W.N : Les jihadistes disent qu'ils ont encore des otages entre leurs mains et essaient de négocier, par exemple avec le cas du journaliste otage John Cantlie ou celui du père Dall'Oglio. Cela reste cependant assez farfelu.[...] Les combattants en première ligne aujourd'hui sont en majorité des Arabes sous commandement kurde [...] Ce sont eux qui ont les plus grands taux de mortalité et ce sont eux qui continuent d'avoir des détenus chez les jihadistes. Donc s'il y a négociation, c'est aussi pour contenter les tribus de l'Est syrien, puisqu'une partie de certaines tribus collaborent avec Assad au sud de l'Euphrate.
Daech recrute-t-il encore alors qu'il a perdu son territoire ?
D.T : Les jihadistes disaient "bienvenue au Shâm" à ceux qui arrivaient.
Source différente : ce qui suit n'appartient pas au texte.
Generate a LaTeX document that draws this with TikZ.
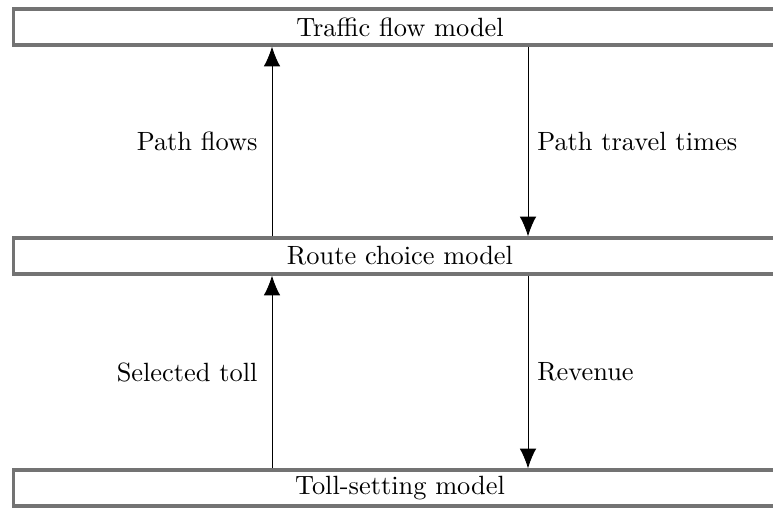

C'était le territoire dans lequel on battait monnaie, dans lequel on assurait la protection, le soutien social, le califat. Cette attirance ne pourra plus avoir lieu. Ça ne veut pas dire qu'il n'y aura pas des zones désertiques avec des grottes, des endroits où se cacher, par exemple dans le sud de la Libye. Ou qu'il y ait des zones dans lesquelles il puisse y avoir une certaine liberté d'action, certes réduite mais toutefois possible. Mais la création d'un Etat comme ils l'avaient créé en 2014 relève du passé : cela a une incidence colossale sur les musulmans radicaux de nos populations de l'Europe de l'Ouest. L'image, l'attirance n'est plus là...
W.N : L'épicentre du jihad pour l'État islamique est devenu le lac Tchad et l'Afghanistan. Une proto-construction étatique est en cours dans ces deux zones, qui pourrait être similaire à ce que l'on a pu voir en Syrie, mais elle n'a pas la même attractivité que le Shâm, présent dans les livres et les prophéties. La pression militaire est telle en ce moment en Syrie et en Irak que c'est pour l'instant difficile. Mais il ne faut pas se leurrer : une fois que la pression militaire va baisser, ils risquent de revenir. En février, on a ainsi compté plus de 200 attentats en Syrie dans les zones qui étaient normalement pacifiées, parce qu'ils ont réussi à instaurer un tissu de soutiens, comme ils l'ont fait en Irak après trois ans d'administration réelle de ce territoire.